The CIA sent him to Bosnia and prepared him to infiltrate a jihadist group and enter Iraq. At this point, Khadr decided he had had enough and demanded to be freed. The CIA agreed, saying it would pay him a promised sum, and let him go to Canada, where he had spent much of his childhood (indeed, Khadr and his family were Canadian citizens all this time). When he never received his money, he contacted "Frontline" to tell his story. The episode also features interviews with Khadr's mother and sister, cloaked head to toe, only their eyes showing. In genial manner, and lightly Canadian accents, they reminisce about Osama bin Laden, who apparently enjoyed reading poetry and playing volleyball. Both they and Khadr recall his relationship with his kids - "he was a typical father" Khadr recounts - and these are among the most fascinating moments in the entire collection. Khadr also remembers watching the African embassy and 9/11 bombings on television, as his friends cheered and he watched dead Africans being carried by medics in Kenya and men leap from windows in the World Trade Center and felt queasy and disturbed instead of elated.

As for his story, the CIA neither confirms nor denies. Khadr has submitted to - and passed - polygraph tests and when you hear his recollections, they do convey a sense of conviction. It's hard to believe that he fabricated all of his detailed memories. We are told that his grandmother disowned him when she discovered he'd collaborated with the CIA, but that Khadr's mother and little brother (who was injured in a firefight that killed their father in 2003) arrived in Canada seeking medical attention soon after, and that the family has begun to reconcile.

The final program is called "Al Qaeda's New Front." It is the most disturbing and the most relevant to our current situation. Aired in 2005, before the London bombings of July had even taken place, it shows how Al Qaeda has expanded into Europe and become a completely viral, amorphous organization. The start of this collection shows us a roughly organized, fairly focused jihadist movement, composed of well-educated, radical Islamists who have fairly concrete critiques of U.S. policy and specific resentments they hope to address. By the time of "Al Qaeda's New Front" this situation has transformed into something more dangerous. Interviewed jihadists speak of a caliphate stretching across the Middle East, even into Spain. More frighteningly, their connections to one another are tenuous, something easily broken and transmutated - these men appear like nomadic drifters, winding their way from one country to another, plotting attacks with the hope that they will kill the maximum number of civilians.
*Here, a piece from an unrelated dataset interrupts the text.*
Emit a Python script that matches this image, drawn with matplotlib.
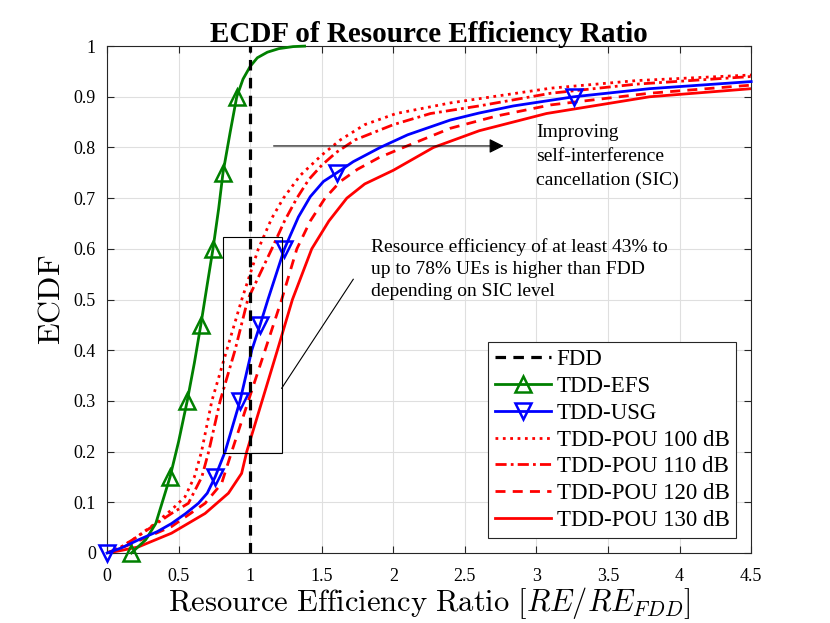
import matplotlib
matplotlib.use('Agg')
import matplotlib.pyplot as plt
from matplotlib.patches import Rectangle

plt.rcParams['font.family'] = ['Liberation Serif', 'DejaVu Serif']
plt.rcParams['mathtext.fontset'] = 'cm'

# TDD-EFS
efs_x = [0.17, 0.27, 0.34, 0.44, 0.50, 0.56, 0.61, 0.655, 0.70, 0.74, 0.78, 0.81, 0.86, 0.906,
         0.95, 1.0, 1.05, 1.12, 1.2, 1.3, 1.38]
efs_y = [0, 0.026, 0.058, 0.15, 0.22, 0.30, 0.375, 0.45, 0.53, 0.60, 0.68, 0.75, 0.83, 0.90,
         0.935, 0.96, 0.977, 0.988, 0.995, 0.999, 1.0]
efs_marks = [0, 3, 5, 7, 9, 11, 13]

# TDD-USG
usg_x = [0, 0.1, 0.22, 0.35, 0.45, 0.55, 0.638, 0.70, 0.755, 0.825, 0.929, 1.011, 1.069, 1.124,
         1.239, 1.337, 1.42, 1.512, 1.605, 1.72, 1.908, 2.1, 2.397, 2.6, 2.84, 3.26, 3.79, 4.5]
usg_y = [0, 0.01, 0.026, 0.042, 0.058, 0.078, 0.098, 0.118, 0.15, 0.2, 0.3, 0.4, 0.45, 0.5,
         0.6, 0.663, 0.703, 0.733, 0.75, 0.772, 0.8, 0.825, 0.854, 0.868, 0.882, 0.90, 0.916, 0.93]
usg_marks = [0, 8, 10, 12, 14, 18, 25]

# TDD-POU, different SIC levels
pou100_x = [0, 0.1, 0.2, 0.335, 0.45, 0.545, 0.61, 0.66, 0.732, 0.836, 0.941, 1.057, 1.15,
            1.232, 1.35, 1.5, 1.63, 1.8, 2.02, 2.4, 3.1, 3.7, 4.5]
pou100_y = [0, 0.012, 0.03, 0.058, 0.085, 0.111, 0.15, 0.2, 0.3, 0.4, 0.5, 0.6, 0.66,
            0.7, 0.745, 0.785, 0.815, 0.845, 0.867, 0.888, 0.917, 0.932, 0.943]

pou110_x = [0, 0.1, 0.2, 0.335, 0.45, 0.568, 0.662, 0.71, 0.79, 0.894, 0.983, 1.151, 1.24,
            1.326, 1.41, 1.5, 1.6, 1.733, 2.0, 2.26, 2.6, 3.1, 3.7, 4.5]
pou110_y = [0, 0.012, 0.03, 0.056, 0.078, 0.098, 0.15, 0.2, 0.3, 0.4, 0.5, 0.6, 0.655,
            0.7, 0.737, 0.765, 0.79, 0.815, 0.845, 0.867, 0.882, 0.907, 0.925, 0.94]

pou120_x = [0, 0.1, 0.22, 0.45, 0.685, 0.80, 0.871, 0.987, 1.104, 1.22, 1.326, 1.42, 1.523,
            1.63, 1.75, 1.9, 2.07, 2.4, 2.72, 3.1, 3.79, 4.5]
pou120_y = [0, 0.01, 0.024, 0.052, 0.098, 0.137, 0.2, 0.3, 0.4, 0.5, 0.6, 0.655, 0.7,
            0.733, 0.757, 0.78, 0.8, 0.838, 0.862, 0.884, 0.907, 0.923]

pou130_x = [0, 0.1, 0.219, 0.45, 0.685, 0.848, 0.94, 0.976, 1.083, 1.19, 1.295, 1.43, 1.55,
            1.675, 1.8, 2.0, 2.28, 2.6, 3.07, 3.79, 4.5]
pou130_y = [0, 0.005, 0.012, 0.039, 0.078, 0.118, 0.157, 0.2, 0.3, 0.4, 0.5, 0.6, 0.655,
            0.7, 0.728, 0.755, 0.8, 0.833, 0.867, 0.90, 0.916]

x_ticks = [0, 0.5, 1, 1.5, 2, 2.5, 3, 3.5, 4, 4.5]
y_ticks = [0, 0.1, 0.2, 0.3, 0.4, 0.5, 0.6, 0.7, 0.8, 0.9, 1]

fig = plt.figure(figsize=(8.3, 6.23), dpi=100)
ax = fig.add_axes([0.129, 0.1124, 0.776, 0.8136])

ax.plot([1, 1], [0, 1], color='k', lw=2.3, dashes=(3.3, 2.3), label='FDD', zorder=5)
ax.plot(efs_x, efs_y, color='#008000', lw=2, marker='^', ms=11, mfc='none', mew=1.8,
        markevery=efs_marks, label='TDD-EFS', clip_on=False, zorder=4)
ax.plot(usg_x, usg_y, color='#0000ff', lw=2, marker='v', ms=11, mfc='none', mew=1.8,
        markevery=usg_marks, label='TDD-USG', clip_on=False, zorder=4)
ax.plot(pou100_x, pou100_y, color='#ff0000', lw=2, linestyle=':', label='TDD-POU 100 dB')
ax.plot(pou110_x, pou110_y, color='#ff0000', lw=2, dashes=(4, 1.5, 1, 1.5), label='TDD-POU 110 dB')
ax.plot(pou120_x, pou120_y, color='#ff0000', lw=2, dashes=(3.6, 2.6), label='TDD-POU 120 dB')
ax.plot(pou130_x, pou130_y, color='#ff0000', lw=2, label='TDD-POU 130 dB')

# annotations
ax.add_patch(Rectangle((0.81, 0.197), 0.41, 0.427, fill=False, ec='k', lw=0.8, zorder=6))
ax.plot([1.22, 1.72], [0.325, 0.54], color='k', lw=0.8)
ax.annotate('', xy=(2.79, 0.803), xytext=(1.144, 0.803),
            arrowprops=dict(arrowstyle='-|>', color='k', lw=0.8, mutation_scale=22))
ax.text(3.0, 0.846, 'Improving\nself-interference\ncancellation (SIC)', fontsize=14,
        va='top', ha='left', linespacing=1.5)
ax.text(1.845, 0.622, 'Resource efficiency of at least 43% to\nup to 78% UEs is higher than FDD\n'
        'depending on SIC level', fontsize=14, va='top', ha='left', linespacing=1.4)

ax.set_xlim(0, 4.5)
ax.set_ylim(0, 1)
ax.set_xticks(x_ticks)
ax.set_xticklabels([f'{t:g}' for t in x_ticks])
ax.set_yticks(y_ticks)
ax.set_yticklabels([f'{t:g}' for t in y_ticks])
ax.tick_params(direction='in', top=True, right=True, labelsize=13, length=5, color='#262626')
ax.tick_params(axis='x', pad=11)
ax.tick_params(axis='y', pad=8)
ax.grid(True, color='#dfdfdf', lw=0.8)
ax.set_axisbelow(True)
for s in ax.spines.values():
    s.set_color('#262626')
    s.set_linewidth(0.8)

ax.set_title('ECDF of Resource Efficiency Ratio', fontsize=21, fontweight='bold', pad=3)
ax.set_xlabel(r'$\mathrm{Resource\ Efficiency\ Ratio}\ [RE/RE_{FDD}]$', fontsize=22, labelpad=0)
ax.set_ylabel(r'$\mathrm{ECDF}$', fontsize=23, labelpad=5)

leg = ax.legend(loc='lower right', bbox_to_anchor=(0.977, 0.03), fontsize=16.5, fancybox=False,
                framealpha=1, edgecolor='#262626', handlelength=2.45, borderpad=0.3,
                labelspacing=0.25, handletextpad=0.25, borderaxespad=0)
leg.get_frame().set_linewidth(0.8)

fig.savefig('out.png', dpi=100, facecolor='white')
French counterterrorism experts criticize the Bush administration's approach to the War on Terror, comparing the current composition of Al Qaeda to an amobea. We are also given a look at why the situation has become more violent in Europe than in America: Muslim populations there are more marginalized, less integrated into the community, and more easily radicalized. What you get is ghettoization rather than the proverbial melting pot. The program begins with footage from the March 11, 2004 bombing in Madrid and this thread continues intermittently throughout, culminating in the revelation that Rabei Osman El Sayed Ahmed, a radical jihadist circulating throughout Europe, claims responsibility for the Madrid bombings. He does so in a recorded sing-song voice set to music, boasting to a young friend whom he is trying to mentally prepare for a suicide bombing. This is one of the most chilling moments in the series: I can't describe exactly how or why the sound of this is so creepy, but it is.

It also points to a possible flaw in the otherwise riveting series. "Frontline" has a tendency to focus on cold, hard facts, which I like, but in doing so it largely eschews the motivations behind all this madness. And I don't mean the stated causes of the terrorists, but the psychological makeup. When we peer into the consciousness of jihadists, in the musical recording, in some of the propaganda videos, it's undeniably fascinating. "Frontline" lays out the scenarios, but never quite lets us inside - perhaps this would be more than a documentary program could achieve. Nonetheless, the little clues it plants throughout open the door a crack, letting us peer behind the metaphysical mystique of the ostensibly existential terror threat.